Prof. Gökhan Çetinsaya şöyle yazıyor:
“Prens Muhammed bin Selman’ın yeni milliyetçilik anlayışı ve ulusal anlatısı Kuran’ı ezberleyen, İslam’ı dünyaya yayan ve Müslümanların davalarını destekleyen Suudi’den ziyade kendisini ülkesini kalkındırmaya adayan ve Suudi ülkesinin yüceliğini her ortamda belirten yeni Suudi vatandaşını ortaya çıkarmaktadır.”

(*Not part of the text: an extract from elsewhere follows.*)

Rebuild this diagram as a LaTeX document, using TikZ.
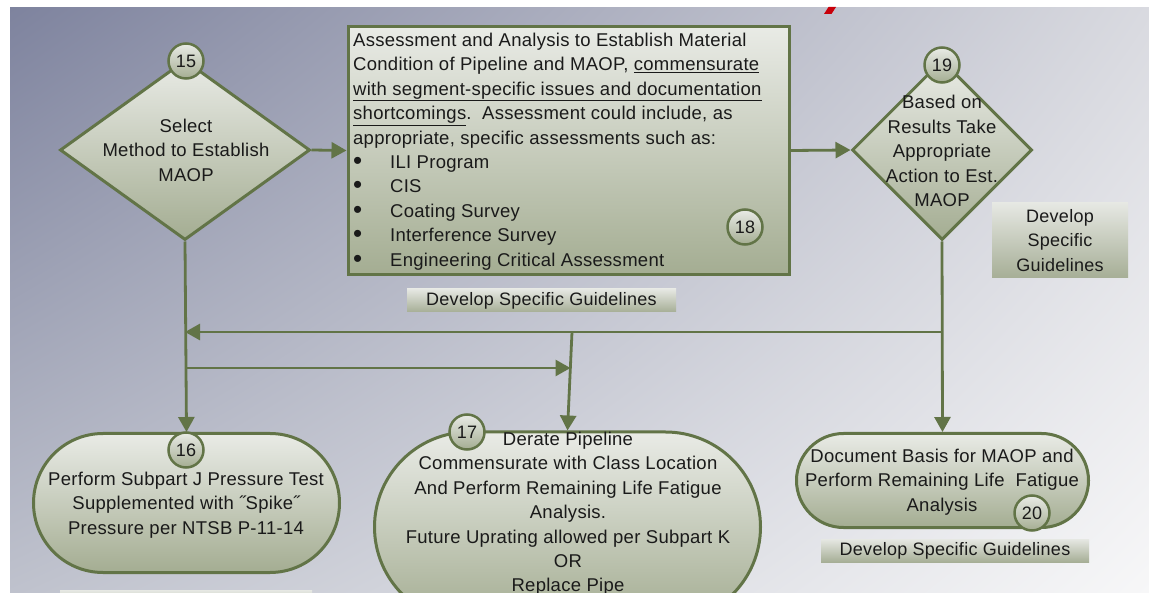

Suud’da ve bütün Körfez’de böyle…
Hatırlayın, Cumhurbaşkanı Erdoğan, 13 Ekim 2019’da Araplara “topunuz bir Türkiye etmezsiniz” dediğinde nasıl tepki göstermişler, Burc-el Arab’a Rum bayrağını yansımışlar, Osmanlı’ya “hırsız” demişler ve Türk ürünlerine ambargo koymuşlardı. Sonrası malum…
DESPOTİK MODERNLEŞME
Körfez’de trilyonlarca petrol dolarını, 2017’den beri “Vizyon 2030” gibi, “NEOM Beldesi” gibi, yapay zeka gibi projelere yatıran, Batı’nın büyük şirket ve üniversitelerinde büyük hisseler satın alan despot ama modern yöntemlerle işleyen bir güç gelişiyor.
Ülkelerinde enflasyon yok, paraları değerli, Merkez Bankaları güvenli.
Kadın sesini haram sayıp kadın spikere izin vermeyen Vahabi rejimi, Prens’in girişimiyle kadınların kamu hayatına katılmasını teşvik ediyor… Arkeoloji araştırmalarını destekliyor. İslami literatürdeki “Cahiliye dönemi” artık arkeoloji konusu.
Despotik modernleşme “Aydın Despotlar” adıyla Batı tarihinde de vardı.
Hukuku ve insani değerleri hiç önemsemezler. Onların “modern” kavramında, hukuk ve insan hakları yoktur. Göz kırpmadan Cemal Kaşıkçı’yı vahşice öldürtürler mesela.
İsrail’le sorunları yok. İsrail faşizminin katlettiği 65 bin Müslüman Arab’ın acısını, bir İspanyol, Harvard’da gösteri yapan bir Amerikalı öğrenci kadar duymazlar. Kendi megalomanilerine de uygun düşen büyük projeleriyle meşguller.
Halkları da petro-dolarların ardından Gazze’yi seyrediyor.